Hindistan'daki başörtüsü yasağı İstanbul'da protesto edildi
İstanbul'da bir araya gelen bazı sivil toplum kuruluşlarının üyeleri, Hindistan'ın Karnataka eyaletinde üniversite öğrencilerine yönelik başörtüsü yasağı ile Sincan Uygur Özerk Bölgesi'ndeki Müslümanlara yönelik uygulamaları protesto etti.
İstanbul'da bir araya gelen bazı sivil toplum kuruluşlarının üyeleri, Hindistan'ın Karnataka eyaletinde üniversite öğrencilerine yönelik başörtüsü yasağı ile Sincan Uygur Özerk Bölgesi'ndeki Müslümanlara yönelik uygulamaları protesto etti.
Üsküdar'daki Mihrimah Sultan Camisi'nde toplanan gruptakiler, "Müslüman zulme sessiz kalamaz, mazlumların yanındayız, zalimlerin karşısındayız." yazılı pankartlar açtı.
Özgür Düşünce ve Eğitim Hakları Derneği (ÖZGÜRDER) Genel Başkanı Rıdvan Kaya, buradaki açıklamasında, Çin ve Hindistan'ın yıllarca birbirleriyle rekabetle halinde olduğunu ve savaşın eşiğine geldiğini söyledi.
Müslümanlara zulüm ve İslam düşmanlığı konusunda iki ülkenin aynı politikaları uyguladıklarını savunan Kaya, "Özellikle son yıllarda yükselen Hindu milliyetçiliği ile yüzyıllardır Hint alt kıtasının asıl yerlisi olan, sahibi olan Müslümanları sanki dışarıdan gelen küçük bir azınlık muamelesine tabi tutup yok etmeye, ezmeye, onları sindirmeye dönük politikalar izlemeye başladığını görüyoruz. Bu bizler açısından çok üzücü bir durum." dedi.
Kaya, yaşananlara şaşırmadıklarını ifade ederek, "28 Şubat'ı hatırlayanlar olacaktır, aynı saçmalıkları söylüyorlardı. Müslüman kadınlar başörtüsünü bir aksesuar olarak örtmüyor. Allah'ın emri olduğu için örtüyor. Müslümanlar 14 asırdır başlarını örtüyorlar ve kıyamete kadar da başlarını örtecekler." diye konuştu.
"Batı, demokrasi ve insan haklarını yedikleri put haline getirmiş"

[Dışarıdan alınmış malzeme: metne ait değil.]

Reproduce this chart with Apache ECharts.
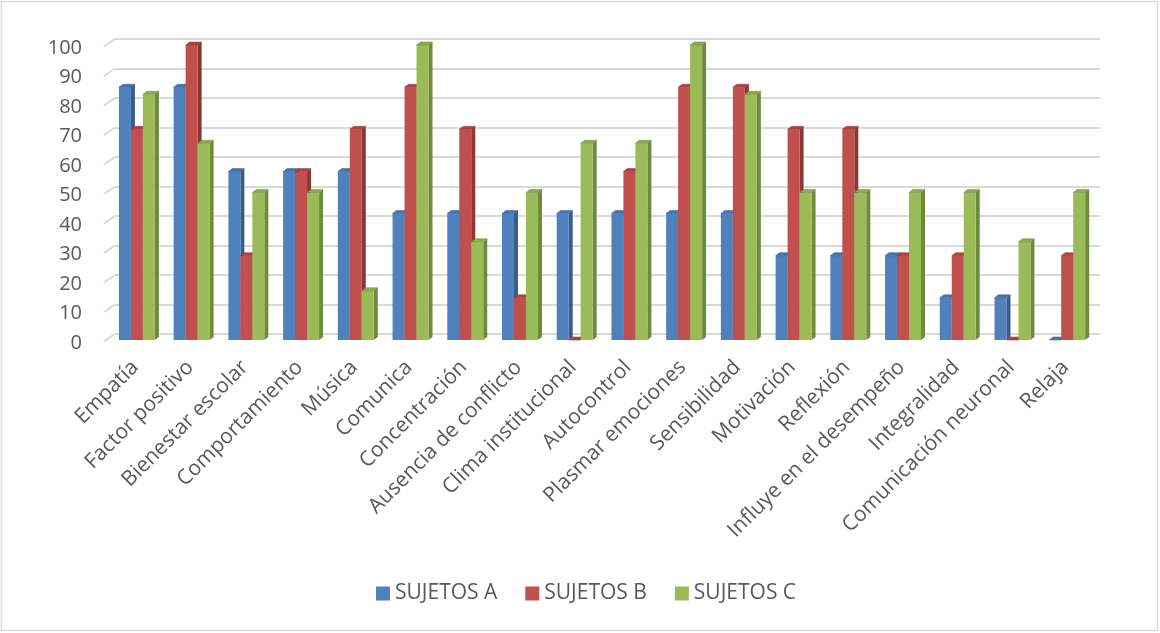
<!DOCTYPE html>
<html>
<head>
<meta charset="utf-8">
<script src="https://cdn.jsdelivr.net/npm/echarts@6/dist/echarts.min.js"></script>
<style>
  html, body { margin: 0; padding: 0; background: #fff; }
  #chart { width: 1160px; height: 633px; }
</style>
</head>
<body>
<div id="chart"></div>
<script>
// Categories and the three groups of subjects (percentages)
const categories = [
  'Empatía', 'Factor positivo', 'Bienestar escolar', 'Comportamiento', 'Música',
  'Comunica', 'Concentración', 'Ausencia de conflicto', 'Clima institucional',
  'Autocontrol', 'Plasmar emociones', 'Sensibilidad', 'Motivación', 'Reflexión',
  'Influye en el desempeño', 'Integralidad', 'Comunicación neuronal', 'Relaja'
];
const seriesNames = ['SUJETOS A', 'SUJETOS B', 'SUJETOS C'];
const sujetosA = [85.7, 85.7, 57.1, 57.1, 57.1, 42.9, 42.9, 42.9, 42.9, 42.9, 42.9, 42.9, 28.6, 28.6, 28.6, 14.3, 14.3, 0];
const sujetosB = [71.4, 100, 28.6, 57.1, 71.4, 85.7, 71.4, 14.3, 0, 57.1, 85.7, 85.7, 71.4, 71.4, 28.6, 28.6, 0, 28.6];
const sujetosC = [83.3, 66.7, 50, 50, 16.7, 100, 33.3, 50, 66.7, 66.7, 100, 83.3, 50, 50, 50, 50, 33.3, 50];
const yTicks = [0, 10, 20, 30, 40, 50, 60, 70, 80, 90, 100];

// front / top / side colours of each column
const palette = [
  { front: '#4F81BD', top: '#4574AD', side: '#385D8A' },
  { front: '#C0504D', top: '#AE4542', side: '#8A3735' },
  { front: '#9BBB59', top: '#8CAA4E', side: '#6E8A3A' }
];

const FONT = '"Open Sans", sans-serif';
const TEXT = '#595959';
const GRID_LINE = '#d9d9d9';

// pseudo-3D column: front face lowered a few px, top and side faces receding up-right
function columnRenderer(k) {
  return function (params, api) {
    const idx = api.value(0);
    const val = api.value(1);
    const base = api.coord([idx, 0]);
    const top = api.coord([idx, val]);
    const band = api.size([1, 0])[0];
    const w = band * 0.219;
    const dx = 4, dy = -3, drop = 6;
    const x0 = base[0] - band * 0.428 + k * w;
    const x1 = x0 + w;
    const yt = top[1] + drop;
    const yb = base[1] + drop;
    const c = palette[k];
    return {
      type: 'group',
      children: [
        { type: 'polygon', shape: { points: [[x1, yt], [x1 + dx, yt + dy], [x1 + dx, yb + dy], [x1, yb]] },
          style: { fill: c.side } },
        { type: 'rect', shape: { x: x0, y: yt, width: w, height: yb - yt },
          style: { fill: c.front } },
        { type: 'polygon', shape: { points: [[x0, yt], [x0 + dx, yt + dy], [x1 + dx, yt + dy], [x1, yt]] },
          style: { fill: c.top, stroke: c.side, lineWidth: 0.5 } }
      ]
    };
  };
}

// receding side-wall segment for each gridline
function wallRenderer(params, api) {
  const p = api.coord([0, api.value(0)]);
  const xb = params.coordSys.x;
  return {
    type: 'line',
    shape: { x1: xb - 11, y1: p[1] + 7.5, x2: xb, y2: p[1] },
    style: { stroke: GRID_LINE, lineWidth: 2 }
  };
}

const valueSets = [sujetosA, sujetosB, sujetosC];

const option = {
  backgroundColor: '#ffffff',
  animation: false,
  graphic: [{
    type: 'rect',
    shape: { x: 1.5, y: 1.5, width: 1156, height: 629 },
    style: { fill: 'none', stroke: '#d9d9d9', lineWidth: 1.5 },
    silent: true
  }],
  legend: {
    data: seriesNames,
    top: 578,
    left: 371,
    icon: 'rect',
    itemWidth: 14,
    itemHeight: 14,
    itemGap: 28,
    textStyle: { fontFamily: FONT, fontSize: 21, color: TEXT }
  },
  grid: [
    // back wall
    { left: 115, right: 60, top: 39, bottom: 633 - 334 },
    // front plane (value and category labels)
    { left: 108, right: 67, top: 48, bottom: 633 - 343 }
  ],
  xAxis: [
    {
      type: 'category', gridIndex: 0, data: categories,
      axisLine: { show: false }, axisTick: { show: false }, axisLabel: { show: false }
    },
    {
      type: 'category', gridIndex: 1, data: categories,
      axisLine: { show: false }, axisTick: { show: false },
      axisLabel: {
        interval: 0, rotate: 45, margin: 21,
        fontFamily: FONT, fontSize: 21, color: TEXT
      }
    }
  ],
  yAxis: [
    {
      type: 'value', gridIndex: 0, min: 0, max: 100, interval: 10,
      axisLabel: { show: false }, axisLine: { show: false }, axisTick: { show: false },
      splitLine: { lineStyle: { color: GRID_LINE, width: 2 } }
    },
    {
      type: 'value', gridIndex: 1, min: 0, max: 100, interval: 10,
      axisLine: { show: false }, axisTick: { show: false }, splitLine: { show: false },
      axisLabel: { margin: 26, fontFamily: FONT, fontSize: 20, color: TEXT }
    }
  ],
  series: [
    {
      type: 'custom', name: 'wall', xAxisIndex: 0, yAxisIndex: 0,
      data: yTicks.map(v => [v]), renderItem: wallRenderer, silent: true, z: 1
    }
  ].concat(seriesNames.map((name, k) => ({
    type: 'custom',
    name: name,
    xAxisIndex: 0, yAxisIndex: 0,
    itemStyle: { color: palette[k].front },
    data: valueSets[k].map((v, i) => [i, v]),
    renderItem: columnRenderer(k),
    z: 2 + k
  })))
};

const chart = echarts.init(document.getElementById('chart'), null, { renderer: 'canvas' });
chart.setOption(option);
</script>
</body>
</html>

Aksa İlim ve Davet Merkezi (AKMER) Başkanı Hamza Er ise Hindistan'da Müslümanlara yapılan baskının sistemli bir şekilde arttığını belirtti.

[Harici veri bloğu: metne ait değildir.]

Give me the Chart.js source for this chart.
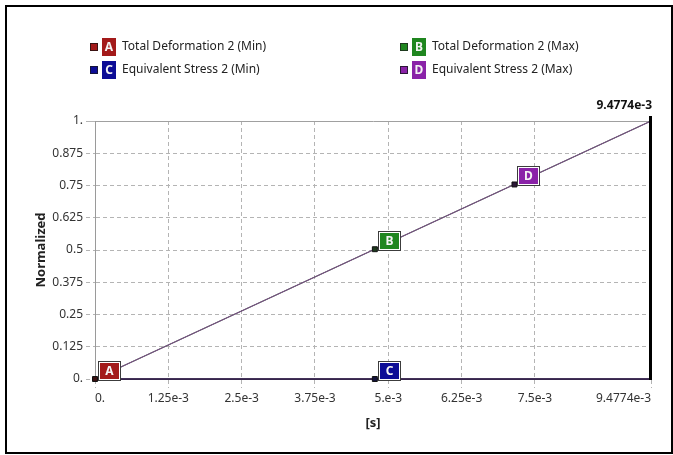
<!DOCTYPE html>
<html>
<head>
<meta charset="utf-8">
<title>Normalized probe history</title>
<script src="https://cdn.jsdelivr.net/npm/chart.js@4/dist/chart.umd.min.js"></script>
<style>
  html, body { margin: 0; padding: 0; background: #ffffff; }
  #wrap { position: relative; width: 673px; height: 455px; }
  canvas { display: block; }
</style>
</head>
<body>
<div id="wrap"><canvas id="chart" width="673" height="455"></canvas></div>
<script>
// Time steps of the solution [s] and the normalized result curves
const timeSteps = [0, 9.4774e-3];
const totalDeformationMin = [0, 0];
const totalDeformationMax = [0, 1];
const equivalentStressMin = [0, 0];
const equivalentStressMax = [0, 1];

// Axis ticks
const xTickValues = [0, 1.25e-3, 2.5e-3, 3.75e-3, 5e-3, 6.25e-3, 7.5e-3, 9.4774e-3];
const xTickLabels = ['0.', '1.25e-3', '2.5e-3', '3.75e-3', '5.e-3', '6.25e-3', '7.5e-3', '9.4774e-3'];
const yTickValues = [0, 0.125, 0.25, 0.375, 0.5, 0.625, 0.75, 0.875, 1];
const yTickLabels = ['0.', '0.125', '0.25', '0.375', '0.5', '0.625', '0.75', '0.875', '1.'];

// Result probes (letter tags) placed on the curves
const probeLetters = ['A', 'B', 'C', 'D'];
const probeNames = ['Total Deformation 2 (Min)', 'Total Deformation 2 (Max)',
                    'Equivalent Stress 2 (Min)', 'Equivalent Stress 2 (Max)'];
const probeTimes = [0, 4.77e-3, 4.77e-3, 7.15e-3];
const probeValues = [0, 0.503, 0, 0.754];

// Current time marker
const currentTime = 9.4774e-3;
const currentTimeLabel = '9.4774e-3';

const seriesColors = ['#a31a1a', '#1f861f', '#0c0c96', '#8a22a8'];
const markerColors = ['#3a1212', '#1e3a1e', '#14143c', '#2c1838'];

const FONT = '"Segoe UI", "Noto Sans", "Open Sans", sans-serif';
Chart.defaults.font.family = FONT;
Chart.defaults.font.size = 12;
Chart.defaults.color = '#333333';

const toPoints = (xs, ys) => xs.map((x, i) => ({ x: x, y: ys[i] }));

function drawTag(ctx, left, top, w, h, color, letter, outlined) {
  if (outlined) {
    ctx.fillStyle = '#3c3c3c';
    ctx.fillRect(left, top, w, h);
    ctx.fillStyle = '#ffffff';
    ctx.fillRect(left + 1, top + 1, w - 2, h - 2);
    ctx.fillStyle = color;
    ctx.fillRect(left + 2, top + 2, w - 4, h - 4);
  } else {
    ctx.fillStyle = color;
    ctx.fillRect(left, top, w, h);
  }
  ctx.fillStyle = '#f4f4f4';
  ctx.font = 'bold 12px ' + FONT;
  ctx.textAlign = 'center';
  ctx.textBaseline = 'middle';
  ctx.fillText(letter, left + w / 2, top + h / 2 + 0.5);
}

const decorations = {
  id: 'decorations',
  beforeDraw(chart) {
    const ctx = chart.ctx;
    ctx.save();
    ctx.fillStyle = '#ffffff';
    ctx.fillRect(0, 0, chart.width, chart.height);
    ctx.restore();
  },
  afterDatasetsDraw(chart) {
    const ctx = chart.ctx;
    const xs = chart.scales.x, ys = chart.scales.y;
    const area = chart.chartArea;
    ctx.save();

    // current time line and its value
    const tx = Math.round(xs.getPixelForValue(currentTime));
    ctx.fillStyle = '#000000';
    ctx.fillRect(tx - 2, area.top - 5, 3, area.bottom - area.top + 6);
    ctx.font = 'bold 12px ' + FONT;
    ctx.textAlign = 'right';
    ctx.textBaseline = 'alphabetic';
    ctx.fillStyle = '#111111';
    ctx.fillText(currentTimeLabel, tx + 1, area.top - 12);

    // probe tags
    probeLetters.forEach((letter, i) => {
      const px = xs.getPixelForValue(probeTimes[i]);
      const py = ys.getPixelForValue(probeValues[i]);
      drawTag(ctx, Math.round(px + 3), Math.round(py + 2 - 20), 23, 20, seriesColors[i], letter, true);
    });

    // legend
    const cols = [90, 400];
    const rows = [47, 70];
    probeLetters.forEach((letter, i) => {
      const cx = cols[i % 2];
      const cy = rows[Math.floor(i / 2)];
      ctx.fillStyle = markerColors[i];
      ctx.fillRect(cx, cy - 4, 8, 8);
      ctx.fillStyle = seriesColors[i];
      ctx.fillRect(cx + 1, cy - 3, 6, 6);
      drawTag(ctx, cx + 12, cy - 9, 14, 18, seriesColors[i], letter, false);
      ctx.font = '12px ' + FONT;
      ctx.textAlign = 'left';
      ctx.textBaseline = 'middle';
      ctx.fillStyle = '#222222';
      ctx.fillText(probeNames[i], cx + 32, cy);
    });

    // outer frame
    ctx.strokeStyle = '#000000';
    ctx.lineWidth = 2;
    ctx.strokeRect(6, 6, 666, 447);
    ctx.restore();
  }
};

const gridDash = (ctx) => (ctx.tick && (ctx.tick.value === 1 || ctx.tick.value === 0) ? [] : [4, 3]);

new Chart(document.getElementById('chart'), {
  type: 'line',
  data: {
    datasets: [
      {
        label: 'Probe points',
        data: toPoints(probeTimes, probeValues),
        showLine: false,
        pointStyle: 'rect',
        pointRadius: 3.5,
        pointBackgroundColor: markerColors,
        pointBorderColor: '#111111',
        pointBorderWidth: 1,
        order: 0
      },
      {
        label: probeNames[2],
        data: toPoints(timeSteps, equivalentStressMin),
        borderColor: '#141448',
        borderWidth: 1.5,
        pointRadius: 0,
        order: 1
      },
      {
        label: probeNames[0],
        data: toPoints(timeSteps, totalDeformationMin),
        borderColor: seriesColors[0],
        borderWidth: 1,
        pointRadius: 0,
        order: 2
      },
      {
        label: probeNames[3],
        data: toPoints(timeSteps, equivalentStressMax),
        borderColor: '#7c4a88',
        borderWidth: 1.2,
        pointRadius: 0,
        order: 3
      },
      {
        label: probeNames[1],
        data: toPoints(timeSteps, totalDeformationMax),
        borderColor: seriesColors[1],
        borderWidth: 1,
        pointRadius: 0,
        order: 4
      }
    ]
  },
  options: {
    responsive: false,
    animation: false,
    clip: false,
    layout: { padding: { top: 121, right: 22, bottom: 0, left: 0 } },
    plugins: { legend: { display: false }, tooltip: { enabled: false } },
    scales: {
      x: {
        type: 'linear',
        min: 0,
        max: currentTime,
        afterBuildTicks: (scale) => { scale.ticks = xTickValues.map(v => ({ value: v })); },
        afterFit: (scale) => { scale.height = 76; },
        ticks: {
          autoSkip: false,
          maxRotation: 0,
          align: 'inner',
          padding: 3,
          color: '#333333',
          font: { size: 12 },
          callback: (value, index) => xTickLabels[index]
        },
        grid: {
          color: '#b4b4b4',
          tickLength: 9,
          tickColor: '#b4b4b4',
          tickBorderDash: [4, 3]
        },
        border: { display: true, color: '#9a9a9a', dash: gridDash },
        title: {
          display: true,
          text: '[s]',
          font: { size: 13, weight: 'bold' },
          color: '#222222',
          padding: { top: 0, bottom: 24 }
        }
      },
      y: {
        type: 'linear',
        min: 0,
        max: 1,
        afterBuildTicks: (scale) => { scale.ticks = yTickValues.map(v => ({ value: v })); },
        afterFit: (scale) => { scale.width = 95; },
        ticks: {
          autoSkip: false,
          padding: 3,
          color: '#333333',
          font: { size: 12 },
          callback: (value, index) => yTickLabels[index]
        },
        grid: {
          color: (ctx) => (ctx.tick && ctx.tick.value === 1 ? '#a0a0a0' : '#b4b4b4'),
          tickLength: 9,
          tickColor: '#b4b4b4',
          tickBorderDash: (ctx) => (ctx.tick && ctx.tick.value === 1 ? [] : [4, 3])
        },
        border: { display: true, color: '#9a9a9a', dash: gridDash },
        title: {
          display: true,
          text: 'Normalized',
          font: { size: 13, weight: 'bold' },
          color: '#222222',
          padding: { top: 33, bottom: 0 }
        }
      }
    }
  },
  plugins: [decorations]
});
</script>
</body>
</html>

Hindistan'ın Karnataka eyaletinde başlayarak diğer yerlere sıçrayan başörtüsü yasağının geçmiş acıları hatırlattığını kaydeden Er, "Kanada'da bir başörtülü öğretmenin görevinden alınması, Fransa'da kamuya açık yerlerde başörtüsü yasağının gerçekleşmesi ve nisan ayında yapılacak seçimler arifesinde bu söylemlerin artması açıkçası İslam düşmanlığının doğusu ve batısı olmadığını görüyoruz. Batı demokrasi ve insan haklarını kavramlarını açıkçası yedikleri bir put haline getirmiş." ifadelerini kullandı.
Doğu Türkistan Vakfı Mütevelli Üyesi Abdullah Oğuz ise Çin'in Sincan Uygur Özerk Bölgesi'nde 5 yıldır tam anlamıyla bir soykırım suçu işlediğini dile getirdi.
Oğuz, "Çinli gibi yaşamaktan kaçındığımız için zulme uğruyoruz. Doğu Türkistan, Çin zulmüyle adeta yeryüzündeki bir cehennem çukuru haline gelmiştir." değerlendirmesini yaptı.
Gazeteci Adem Özköse ise Hindistan ve Çin'de Müslümanlara karşı yapılan zulümlere tepki göstermek için bir araya geldiklerini söyledi.
Özköse, Sincan Uygur Özerk Bölgesi'nde tarihin gördüğü en büyük zulümlerden birine maruz kalındığını vurgulayarak, "Hindistan'ın farklı eyaletlerinde başörtüsü zulmü başladı. Bir zamanlar biz aynısını Türkiye'de görmüştük, 28 Şubat döneminde yaşanmıştı. Hindistan'daki kardeşlerimiz sırf başörtülü oldukları için okullara alınmıyorlar." şeklinde konuştu.